Why SaaS is an Attractive Software Delivery Model
A few years ago, I was product manager for an ASP application called Spirello Express for creating and maintaining web sites. It was offered as a service for a small subscription fee and targeted specifically small businesses. By today's standards it would definitely have qualified as a SaaS application since it was developed as a web application by a software development company with expertise in modern internet development technologies such as XML, XSLT and Web Services. Even though the service was hard to sell at the time for various reasons (such as low interest in the web among small businesses), I found the SaaS software delivery model to be very attractive and having great potential. Here are some of the things I liked the most.
- You can build a user community to get feedback about the service and its features and easily ask about desired enhancements.
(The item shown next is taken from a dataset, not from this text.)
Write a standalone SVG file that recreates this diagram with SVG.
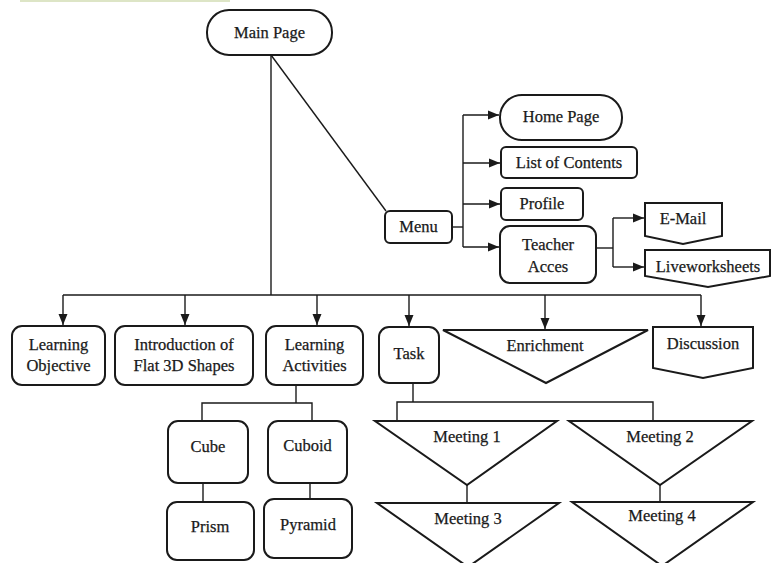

- There is no real need bundling a lot of features and enhancements into big releases, given that the current software and interface design is scalable and that the service does not have to be changed in its foundation when new features are added. Instead, you can continuously release new and enhanced features in a way that goes along very well with iterative and incremental software development processes. It also lets you respond to competition faster that with traditional software delivery models.
- You can sneak out new features and enhancements under the "beta test" cover and let your users evaluate them to determine if they add value or not and what enhancements to make.
- You (eventually) learn how to deploy changes to a live environment with a minimum of disturbances for your users.
- Finally, the user experience needs to be intuitive because you don't have the option to force your users to read comprehensive manuals or attend training courses.
The main headache for us was the unpredictable availability and performance of the service. It was hosted by a small hosting company from which we bought capacity and we had no real control of the environment. It could suddenly go down without us being made aware of it by the hosting company. We should have hosted it ourselves, but were too small as a company to afford that investment at the time. I thing Google and many other SaaS providers are doing the right thing in this respect - they own and control the environments in which their SaaS applications are hosted.